IV. Count VII — Respondeat Superior Claim Against The County
In Count VII, Plaintiff attempts to state a common law respondeat superior claim against the County for the purported negligent acts of the Sheriff and various Cook County Department of Corrections officers in failing to prevent decedent's suicide. The Illinois Supreme Court has held that no employment relationship exists between the County of Cook and the Cook County Sheriff. See, e.g., Moy v. County of Cook, 159 Ill. 2d 519, 531 (1994). In other words, the County of Cook may not be held vicariously liable for the conduct of the Cook County Sheriff or his employees. Id. at 532.

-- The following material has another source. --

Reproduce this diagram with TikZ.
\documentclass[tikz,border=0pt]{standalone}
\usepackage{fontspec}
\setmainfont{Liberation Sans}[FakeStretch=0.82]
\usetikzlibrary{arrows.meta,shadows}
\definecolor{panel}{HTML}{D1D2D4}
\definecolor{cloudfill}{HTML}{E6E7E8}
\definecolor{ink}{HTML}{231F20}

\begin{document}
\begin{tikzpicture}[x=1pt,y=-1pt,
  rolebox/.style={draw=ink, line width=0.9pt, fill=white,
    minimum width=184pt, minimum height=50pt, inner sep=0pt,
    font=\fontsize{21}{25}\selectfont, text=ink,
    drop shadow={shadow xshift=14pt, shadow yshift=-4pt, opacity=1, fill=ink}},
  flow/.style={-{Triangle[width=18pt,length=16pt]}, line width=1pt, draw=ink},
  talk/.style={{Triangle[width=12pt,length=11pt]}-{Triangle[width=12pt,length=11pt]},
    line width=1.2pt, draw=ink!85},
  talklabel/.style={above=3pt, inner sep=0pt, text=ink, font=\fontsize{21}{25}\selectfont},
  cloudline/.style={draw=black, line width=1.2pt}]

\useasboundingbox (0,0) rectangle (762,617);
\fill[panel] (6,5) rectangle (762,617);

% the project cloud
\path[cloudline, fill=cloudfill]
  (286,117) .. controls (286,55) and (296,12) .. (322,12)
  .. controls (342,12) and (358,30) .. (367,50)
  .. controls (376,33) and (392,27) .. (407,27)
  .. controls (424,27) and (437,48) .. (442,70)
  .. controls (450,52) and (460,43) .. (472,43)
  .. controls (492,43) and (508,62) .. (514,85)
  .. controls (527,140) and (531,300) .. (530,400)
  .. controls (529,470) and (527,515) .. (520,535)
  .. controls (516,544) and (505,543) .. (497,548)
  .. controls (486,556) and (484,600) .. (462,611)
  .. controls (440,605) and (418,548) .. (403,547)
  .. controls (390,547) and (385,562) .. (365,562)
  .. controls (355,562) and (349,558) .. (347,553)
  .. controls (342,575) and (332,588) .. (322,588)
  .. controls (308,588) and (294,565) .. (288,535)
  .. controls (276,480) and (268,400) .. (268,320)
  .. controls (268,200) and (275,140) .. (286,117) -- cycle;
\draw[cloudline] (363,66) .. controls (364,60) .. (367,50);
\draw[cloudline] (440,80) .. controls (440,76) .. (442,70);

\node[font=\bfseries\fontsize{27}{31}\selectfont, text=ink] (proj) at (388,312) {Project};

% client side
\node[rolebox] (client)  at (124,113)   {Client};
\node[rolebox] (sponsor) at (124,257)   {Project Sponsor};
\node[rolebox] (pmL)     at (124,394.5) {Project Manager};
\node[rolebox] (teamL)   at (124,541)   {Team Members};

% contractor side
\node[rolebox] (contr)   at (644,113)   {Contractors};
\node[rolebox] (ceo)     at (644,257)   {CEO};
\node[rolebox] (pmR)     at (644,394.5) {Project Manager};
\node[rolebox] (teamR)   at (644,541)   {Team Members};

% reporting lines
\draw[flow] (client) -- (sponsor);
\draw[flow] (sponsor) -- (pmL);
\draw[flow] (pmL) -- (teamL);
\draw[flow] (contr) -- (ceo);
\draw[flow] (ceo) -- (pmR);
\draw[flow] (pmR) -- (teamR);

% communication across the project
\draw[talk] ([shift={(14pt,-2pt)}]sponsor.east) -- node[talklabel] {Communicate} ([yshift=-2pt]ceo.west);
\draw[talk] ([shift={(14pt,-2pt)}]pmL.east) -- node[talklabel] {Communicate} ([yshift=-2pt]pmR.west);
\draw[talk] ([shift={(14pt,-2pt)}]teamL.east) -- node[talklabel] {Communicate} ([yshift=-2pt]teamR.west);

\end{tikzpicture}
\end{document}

In the case at bar, Plaintiff attempts to hold the County vicariously liable for the actions of correctional officers employed by the Cook County Sheriff. However, Moy unequivocally holds that this cause of action does not exist. Id. Accordingly, Plaintiff has not stated a claim against the County in Count VII for respondeat superior liability against the County, and this claim is dismissed.
CONCLUSION
For the foregoing reasons, we grant in part and deny in part the motion to dismiss Plaintiff's Complaint filed by Defendants County of Cook, Cook County Sheriff Michael Sheahan, former Cook County Correctional Officer Eduardo Rodriguez, Officer Percy Fox, Officer Keith Richardson, and Officer Charles Hodges (## 8, 13, 19). The motion to dismiss is granted as to the Count I § 1983 individual capacity claims against Sheriff Sheahan, the Count IV loss of society claim, and the Count VII respondeat superior claims against the County. The motion is denied as to Count V.It is so ordered.